Browning Mainstage Theatre
Carousel is adapted from Ferenc Molnár's 1909 play Liliom. The story revolves around carousel barker Billy Bigelow, whose romance with millworker Julie Jordan comes at the price of both their jobs. He attempts a robbery to provide for Julie and their unborn child; when it goes wrong, he has a chance to make things right. The show includes the well-known songs "If I Loved You", "June Is Bustin' Out All Over" and "You'll Never Walk Alone". Remounted on Broadway in 1997 by director Nicholas Hytner, the show was said to be Richard Rodger’s favorite.
Hot L Baltimore
By Lanford Wilson
Nov 30-Dec 4 and Dec 7-11
7:30 p.m., Sundays at 2:00 p.m.
Stage III
Opening in February 1973, Hot L Baltimore was the first major success for Wilson and his theater company, the Circle Repertory Company. The Hotel Baltimore is run-down, and slated for demolition. Over the course of one day, the residents who call the Baltimore home, meet, talk, and play out the everyday encounters that make up the human comedy. The play’s journey is a touching, though often hilarious, plea for a return to a kinder and gentler world. Wilson’s play won the New York Drama Critics Circle Award for the Best American Play of 1972–73. It also won an Obie Award for best Off-Broadway play.
SPRING 2012
Hello Again
Music, Lyrics and Book by John LaChiusa
Based on La Ronde by Arthur Schnitzler
Feb 15-19 and Feb 22-26
7:30 p.m., Sundays at 2:00 p.m.
Emerson Studio Theatre
Suggested by the classic 1897 play by Arthur Schnitzler, La Ronde, this ingenious musical consists of ten vignettes narrating various sexual encounters, each one linked by a character from the previous scene in a daisy chain that eventually brings together the first and last participants. A study of American mores in the 20th century, each vignette takes place in a different decade, though the play crosses the boundaries of time and space.

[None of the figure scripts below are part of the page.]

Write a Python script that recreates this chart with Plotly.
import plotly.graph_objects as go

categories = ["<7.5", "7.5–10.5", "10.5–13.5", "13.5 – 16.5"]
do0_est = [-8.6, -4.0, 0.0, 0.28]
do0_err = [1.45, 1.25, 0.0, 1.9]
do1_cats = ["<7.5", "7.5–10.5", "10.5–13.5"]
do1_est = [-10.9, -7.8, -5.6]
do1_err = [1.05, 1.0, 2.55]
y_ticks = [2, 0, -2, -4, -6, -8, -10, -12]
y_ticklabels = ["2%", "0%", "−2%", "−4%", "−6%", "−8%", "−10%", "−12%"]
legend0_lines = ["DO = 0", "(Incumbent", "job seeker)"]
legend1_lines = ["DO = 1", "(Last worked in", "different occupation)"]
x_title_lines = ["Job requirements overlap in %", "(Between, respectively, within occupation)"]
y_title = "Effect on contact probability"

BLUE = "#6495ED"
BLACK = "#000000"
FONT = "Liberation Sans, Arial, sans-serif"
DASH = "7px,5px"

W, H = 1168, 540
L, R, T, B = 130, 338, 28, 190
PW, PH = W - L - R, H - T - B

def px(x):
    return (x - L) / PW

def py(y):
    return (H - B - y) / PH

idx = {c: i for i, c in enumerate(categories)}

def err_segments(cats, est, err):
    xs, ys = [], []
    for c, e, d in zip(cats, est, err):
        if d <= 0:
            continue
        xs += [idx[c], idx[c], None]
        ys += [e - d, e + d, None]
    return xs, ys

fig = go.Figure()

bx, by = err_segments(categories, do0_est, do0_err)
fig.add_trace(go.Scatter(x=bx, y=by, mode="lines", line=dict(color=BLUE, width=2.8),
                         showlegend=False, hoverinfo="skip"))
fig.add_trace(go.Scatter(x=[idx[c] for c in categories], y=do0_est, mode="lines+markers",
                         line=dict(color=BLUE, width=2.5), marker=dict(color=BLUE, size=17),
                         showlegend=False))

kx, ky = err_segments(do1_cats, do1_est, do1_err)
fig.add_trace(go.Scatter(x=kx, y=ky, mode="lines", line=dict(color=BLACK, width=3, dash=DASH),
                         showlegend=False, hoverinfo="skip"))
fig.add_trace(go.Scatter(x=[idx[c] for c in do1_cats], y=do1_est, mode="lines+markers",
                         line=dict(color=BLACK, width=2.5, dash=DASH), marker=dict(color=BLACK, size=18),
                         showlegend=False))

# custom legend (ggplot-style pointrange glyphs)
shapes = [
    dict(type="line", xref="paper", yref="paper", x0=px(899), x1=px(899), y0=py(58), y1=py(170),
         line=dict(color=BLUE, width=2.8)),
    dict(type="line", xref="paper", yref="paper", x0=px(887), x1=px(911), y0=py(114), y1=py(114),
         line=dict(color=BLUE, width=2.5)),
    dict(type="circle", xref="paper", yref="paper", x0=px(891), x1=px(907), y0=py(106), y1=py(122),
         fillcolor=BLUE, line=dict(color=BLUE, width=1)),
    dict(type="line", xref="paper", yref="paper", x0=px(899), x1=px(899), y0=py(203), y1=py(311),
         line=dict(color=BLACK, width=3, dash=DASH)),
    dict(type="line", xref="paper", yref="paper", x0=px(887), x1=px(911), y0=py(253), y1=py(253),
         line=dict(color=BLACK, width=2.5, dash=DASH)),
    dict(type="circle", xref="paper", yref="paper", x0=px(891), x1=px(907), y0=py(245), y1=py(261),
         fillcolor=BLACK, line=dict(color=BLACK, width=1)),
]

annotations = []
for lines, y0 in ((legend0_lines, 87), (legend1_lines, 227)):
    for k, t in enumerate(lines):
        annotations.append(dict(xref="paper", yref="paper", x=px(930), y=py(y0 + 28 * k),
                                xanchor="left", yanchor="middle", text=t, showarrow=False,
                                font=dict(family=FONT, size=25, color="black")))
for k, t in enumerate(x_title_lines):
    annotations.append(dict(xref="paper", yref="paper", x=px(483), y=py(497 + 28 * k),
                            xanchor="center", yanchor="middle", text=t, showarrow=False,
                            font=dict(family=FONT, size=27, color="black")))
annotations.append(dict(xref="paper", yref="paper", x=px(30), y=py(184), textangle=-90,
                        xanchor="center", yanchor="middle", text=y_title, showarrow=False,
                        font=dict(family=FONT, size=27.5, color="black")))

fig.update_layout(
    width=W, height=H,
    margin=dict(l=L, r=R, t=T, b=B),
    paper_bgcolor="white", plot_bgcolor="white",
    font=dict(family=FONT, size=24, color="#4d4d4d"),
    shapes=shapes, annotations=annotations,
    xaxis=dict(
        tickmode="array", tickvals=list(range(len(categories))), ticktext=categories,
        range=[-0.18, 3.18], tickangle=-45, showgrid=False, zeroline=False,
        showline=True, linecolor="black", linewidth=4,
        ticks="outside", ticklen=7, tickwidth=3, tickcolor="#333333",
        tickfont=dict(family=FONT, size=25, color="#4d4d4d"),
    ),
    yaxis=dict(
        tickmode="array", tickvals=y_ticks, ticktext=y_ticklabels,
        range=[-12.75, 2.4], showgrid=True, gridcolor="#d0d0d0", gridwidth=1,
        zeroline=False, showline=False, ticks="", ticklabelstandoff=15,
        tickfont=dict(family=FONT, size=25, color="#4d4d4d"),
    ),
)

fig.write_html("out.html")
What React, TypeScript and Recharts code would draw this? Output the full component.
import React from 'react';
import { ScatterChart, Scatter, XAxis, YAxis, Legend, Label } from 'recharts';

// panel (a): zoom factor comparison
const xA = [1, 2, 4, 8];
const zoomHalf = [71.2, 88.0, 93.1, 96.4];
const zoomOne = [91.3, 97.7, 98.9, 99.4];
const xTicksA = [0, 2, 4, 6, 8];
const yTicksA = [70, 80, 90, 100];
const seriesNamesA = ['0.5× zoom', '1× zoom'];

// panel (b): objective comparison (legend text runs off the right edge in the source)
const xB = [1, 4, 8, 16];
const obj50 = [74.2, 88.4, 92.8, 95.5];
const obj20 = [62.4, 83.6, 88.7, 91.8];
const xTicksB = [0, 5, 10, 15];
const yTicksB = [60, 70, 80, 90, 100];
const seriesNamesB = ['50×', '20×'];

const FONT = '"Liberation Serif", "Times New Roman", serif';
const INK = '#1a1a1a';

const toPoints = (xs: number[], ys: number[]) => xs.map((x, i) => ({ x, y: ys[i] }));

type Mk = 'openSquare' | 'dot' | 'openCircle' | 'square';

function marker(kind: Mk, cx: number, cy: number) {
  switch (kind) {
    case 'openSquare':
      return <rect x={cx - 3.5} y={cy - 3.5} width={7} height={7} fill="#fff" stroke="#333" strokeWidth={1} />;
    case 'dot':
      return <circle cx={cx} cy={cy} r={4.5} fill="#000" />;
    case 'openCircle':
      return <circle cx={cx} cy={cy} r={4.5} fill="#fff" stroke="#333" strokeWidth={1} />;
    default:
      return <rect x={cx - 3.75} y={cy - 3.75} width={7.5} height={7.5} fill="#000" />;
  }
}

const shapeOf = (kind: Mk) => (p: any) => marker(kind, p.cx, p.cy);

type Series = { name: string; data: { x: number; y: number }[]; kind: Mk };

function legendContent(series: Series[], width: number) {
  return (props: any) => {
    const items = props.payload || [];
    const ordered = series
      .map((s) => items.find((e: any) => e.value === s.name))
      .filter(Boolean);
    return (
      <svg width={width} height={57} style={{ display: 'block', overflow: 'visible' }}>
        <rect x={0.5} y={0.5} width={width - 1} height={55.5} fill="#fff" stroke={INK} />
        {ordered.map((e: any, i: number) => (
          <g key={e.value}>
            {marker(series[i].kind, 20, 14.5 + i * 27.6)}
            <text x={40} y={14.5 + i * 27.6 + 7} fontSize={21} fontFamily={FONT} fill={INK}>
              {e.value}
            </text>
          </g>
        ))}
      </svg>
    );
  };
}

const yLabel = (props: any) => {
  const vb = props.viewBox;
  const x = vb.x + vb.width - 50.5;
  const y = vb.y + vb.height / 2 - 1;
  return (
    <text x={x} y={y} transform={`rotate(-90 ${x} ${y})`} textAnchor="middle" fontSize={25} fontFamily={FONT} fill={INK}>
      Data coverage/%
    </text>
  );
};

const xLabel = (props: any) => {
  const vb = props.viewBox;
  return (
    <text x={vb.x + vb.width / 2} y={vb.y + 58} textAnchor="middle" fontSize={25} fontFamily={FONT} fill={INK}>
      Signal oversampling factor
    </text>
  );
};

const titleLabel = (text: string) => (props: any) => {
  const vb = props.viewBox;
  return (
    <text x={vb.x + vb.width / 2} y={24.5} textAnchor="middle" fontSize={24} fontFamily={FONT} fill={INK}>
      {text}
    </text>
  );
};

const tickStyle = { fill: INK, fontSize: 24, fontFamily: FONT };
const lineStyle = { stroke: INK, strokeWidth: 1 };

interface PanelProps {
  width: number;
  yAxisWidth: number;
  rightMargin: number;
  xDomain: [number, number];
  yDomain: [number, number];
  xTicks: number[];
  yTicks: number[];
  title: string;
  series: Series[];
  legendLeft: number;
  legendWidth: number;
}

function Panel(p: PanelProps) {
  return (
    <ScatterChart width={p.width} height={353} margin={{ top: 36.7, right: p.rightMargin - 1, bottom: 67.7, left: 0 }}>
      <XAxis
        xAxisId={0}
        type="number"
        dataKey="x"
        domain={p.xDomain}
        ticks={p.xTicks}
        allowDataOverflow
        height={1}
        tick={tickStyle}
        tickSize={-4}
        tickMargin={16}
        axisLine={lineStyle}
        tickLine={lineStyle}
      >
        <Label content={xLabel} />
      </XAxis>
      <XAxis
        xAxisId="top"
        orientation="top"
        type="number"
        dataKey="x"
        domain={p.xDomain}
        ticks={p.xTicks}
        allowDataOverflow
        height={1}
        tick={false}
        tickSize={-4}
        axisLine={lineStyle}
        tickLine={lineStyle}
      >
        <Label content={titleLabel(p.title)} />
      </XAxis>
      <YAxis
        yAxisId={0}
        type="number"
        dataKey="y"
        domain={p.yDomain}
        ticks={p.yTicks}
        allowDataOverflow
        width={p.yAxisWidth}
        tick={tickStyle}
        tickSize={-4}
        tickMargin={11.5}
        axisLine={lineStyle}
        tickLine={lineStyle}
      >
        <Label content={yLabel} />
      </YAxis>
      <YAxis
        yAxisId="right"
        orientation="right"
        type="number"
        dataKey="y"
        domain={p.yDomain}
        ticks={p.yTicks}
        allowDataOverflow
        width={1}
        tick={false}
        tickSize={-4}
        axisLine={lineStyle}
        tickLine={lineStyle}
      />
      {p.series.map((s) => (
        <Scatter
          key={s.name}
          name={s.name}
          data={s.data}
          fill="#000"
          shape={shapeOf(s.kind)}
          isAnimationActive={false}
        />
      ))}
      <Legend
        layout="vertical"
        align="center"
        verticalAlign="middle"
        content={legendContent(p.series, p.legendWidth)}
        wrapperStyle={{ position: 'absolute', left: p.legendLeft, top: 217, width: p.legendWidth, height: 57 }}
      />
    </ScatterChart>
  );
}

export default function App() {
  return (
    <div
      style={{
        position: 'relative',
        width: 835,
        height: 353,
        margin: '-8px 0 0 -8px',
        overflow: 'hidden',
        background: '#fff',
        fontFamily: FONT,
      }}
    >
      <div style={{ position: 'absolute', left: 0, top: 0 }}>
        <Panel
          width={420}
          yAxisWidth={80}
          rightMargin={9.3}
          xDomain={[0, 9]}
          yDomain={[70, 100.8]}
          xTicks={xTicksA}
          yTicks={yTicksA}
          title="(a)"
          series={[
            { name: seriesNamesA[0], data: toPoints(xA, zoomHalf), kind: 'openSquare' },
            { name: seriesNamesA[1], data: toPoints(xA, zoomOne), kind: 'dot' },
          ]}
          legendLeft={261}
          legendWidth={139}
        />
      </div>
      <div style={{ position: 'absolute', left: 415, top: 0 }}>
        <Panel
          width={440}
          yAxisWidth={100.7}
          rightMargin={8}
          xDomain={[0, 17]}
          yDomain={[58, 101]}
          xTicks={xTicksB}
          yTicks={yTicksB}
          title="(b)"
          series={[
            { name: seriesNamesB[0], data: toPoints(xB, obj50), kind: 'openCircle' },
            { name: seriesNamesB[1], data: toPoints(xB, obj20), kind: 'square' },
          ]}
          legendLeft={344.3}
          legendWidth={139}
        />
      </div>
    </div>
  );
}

Directing Capstone Projects
Stage III
Fri. and Sat. 7:30 p.m., Sat. and Sun. at 2:00 p.m.
Edgar Allan Poe’s Nevermore
Book by Grace Barnes
Music by Matt Conner
Lyrics from the writings of Edgar Allan Poe
Mar 23-25
Take a dark and mysterious journey into the life of Edgar Allan Poe. This imaginative musical uses Poe's poetry and short stories as its base and his shifting obsession with the women in his life as its catalyst. With hauntingly beautiful melodies, Nevermore breathes new life into Poe's work and explores a twisted true-life tale that is as bizarre as his classic stories of the macabre.

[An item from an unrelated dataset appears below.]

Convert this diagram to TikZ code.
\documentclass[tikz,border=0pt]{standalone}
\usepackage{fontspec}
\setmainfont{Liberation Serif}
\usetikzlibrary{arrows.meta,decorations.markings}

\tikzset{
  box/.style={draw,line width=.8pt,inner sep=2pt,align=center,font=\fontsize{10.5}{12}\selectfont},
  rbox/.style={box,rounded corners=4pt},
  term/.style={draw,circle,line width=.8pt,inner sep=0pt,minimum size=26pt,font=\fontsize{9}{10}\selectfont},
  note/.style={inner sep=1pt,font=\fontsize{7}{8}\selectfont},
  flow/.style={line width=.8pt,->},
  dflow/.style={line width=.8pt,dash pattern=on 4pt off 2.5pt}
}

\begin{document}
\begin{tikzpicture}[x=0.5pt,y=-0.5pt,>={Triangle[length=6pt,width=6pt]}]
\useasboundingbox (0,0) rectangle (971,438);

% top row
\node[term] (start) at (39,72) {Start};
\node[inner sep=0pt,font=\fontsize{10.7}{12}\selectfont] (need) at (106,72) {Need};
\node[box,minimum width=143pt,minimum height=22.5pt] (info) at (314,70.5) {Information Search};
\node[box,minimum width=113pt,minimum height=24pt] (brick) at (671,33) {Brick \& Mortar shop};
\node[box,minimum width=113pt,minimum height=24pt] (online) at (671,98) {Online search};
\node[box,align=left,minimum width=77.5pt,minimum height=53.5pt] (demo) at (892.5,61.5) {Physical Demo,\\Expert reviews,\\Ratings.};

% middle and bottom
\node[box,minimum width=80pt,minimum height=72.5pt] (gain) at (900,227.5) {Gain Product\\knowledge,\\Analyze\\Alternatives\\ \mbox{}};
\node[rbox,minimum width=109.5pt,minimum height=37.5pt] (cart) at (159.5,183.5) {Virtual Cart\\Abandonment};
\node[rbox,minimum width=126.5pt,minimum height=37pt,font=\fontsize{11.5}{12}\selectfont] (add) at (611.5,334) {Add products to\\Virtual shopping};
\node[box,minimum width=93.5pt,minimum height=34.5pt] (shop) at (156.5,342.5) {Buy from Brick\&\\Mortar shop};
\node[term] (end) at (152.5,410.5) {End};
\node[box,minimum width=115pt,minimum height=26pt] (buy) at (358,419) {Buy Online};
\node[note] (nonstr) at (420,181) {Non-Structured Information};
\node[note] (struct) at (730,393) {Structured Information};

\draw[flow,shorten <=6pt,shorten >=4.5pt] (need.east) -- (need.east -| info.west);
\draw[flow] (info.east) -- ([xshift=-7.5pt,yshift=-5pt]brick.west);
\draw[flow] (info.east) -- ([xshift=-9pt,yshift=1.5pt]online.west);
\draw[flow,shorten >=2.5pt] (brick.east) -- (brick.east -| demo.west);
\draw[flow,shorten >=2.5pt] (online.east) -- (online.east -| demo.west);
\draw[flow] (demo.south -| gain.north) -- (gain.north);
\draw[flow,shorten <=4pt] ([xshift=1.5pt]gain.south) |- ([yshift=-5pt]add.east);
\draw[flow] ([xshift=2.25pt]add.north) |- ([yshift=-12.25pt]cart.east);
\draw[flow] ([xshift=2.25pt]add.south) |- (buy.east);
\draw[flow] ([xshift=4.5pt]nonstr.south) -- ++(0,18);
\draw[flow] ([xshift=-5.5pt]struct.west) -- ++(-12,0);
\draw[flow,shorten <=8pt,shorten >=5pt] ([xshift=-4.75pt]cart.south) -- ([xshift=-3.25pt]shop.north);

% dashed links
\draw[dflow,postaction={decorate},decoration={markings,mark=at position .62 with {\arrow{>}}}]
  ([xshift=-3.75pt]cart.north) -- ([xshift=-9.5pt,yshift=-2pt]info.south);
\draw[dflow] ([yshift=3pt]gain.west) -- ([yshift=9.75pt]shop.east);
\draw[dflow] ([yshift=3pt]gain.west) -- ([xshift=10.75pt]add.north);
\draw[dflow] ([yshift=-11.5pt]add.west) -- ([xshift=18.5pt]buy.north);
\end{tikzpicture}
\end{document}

100 Saints You Should Know
By Kate Fodor
Mar 30-Apr 1
In 100 Saints You Should Know, a priest who must reconcile his desires with his role in the church, a teenage boy confused about his own sexual identity, and a young woman desperate for spiritual validation, are all brought together on one fateful night in which they will discover the tenuous common ground they share. 100 Saints You Should Know is a compelling and heartbreaking journey in search for self in a discriminatory and alienating world.
Dinner With Friends
By Donald Margulies
Apr 6-8
Gabe and Karen, a happily married couple, have been friends with married couple Tom and Beth for many years. While having dinner at Gabe and Karen's home one night, Beth tearfully reveals that she is getting a divorce from Tom, who has been unfaithful. The story is not just a thoughtful study on divorce, but a turbulent meditation on the minefield of middle age, exposing the same, universal insecurities that people face every time there are shattering changes in their lives. Winner of the 2000 Pulitzer Prize for Drama
Webster University Dance Ensemble
Apr 13-15
8:00 p.m., Sunday at 2:00 p.m.
Browning Mainstage Theatre
Lady Windermere’s Fan
By Oscar WIlde
Apr 25-29
8:00 p.m., Sunday at 2:00 p.m.
Browning Mainstage Theatre
On the eve of Lady Windermere's 21st Birthday, she receives from her husband, a new fan with her name on it. Lady Windermere considers leaving her husband when she discovers that he may be having an affair with another woman. She confronts her husband but he instead invites the other woman, Mrs Erlynne, to her birthday ball. The revelations that follow turn Lady Windermere’s world upside down. Lady Windermere’s Fan was Oscar Wilde’s first produced play, and it was an instant success on the London stage. Chronicling a series of misunderstandings and deceptions in the high society world of Victorian London, critics and audiences alike were charmed by Wilde’s trademark wit and intelligence.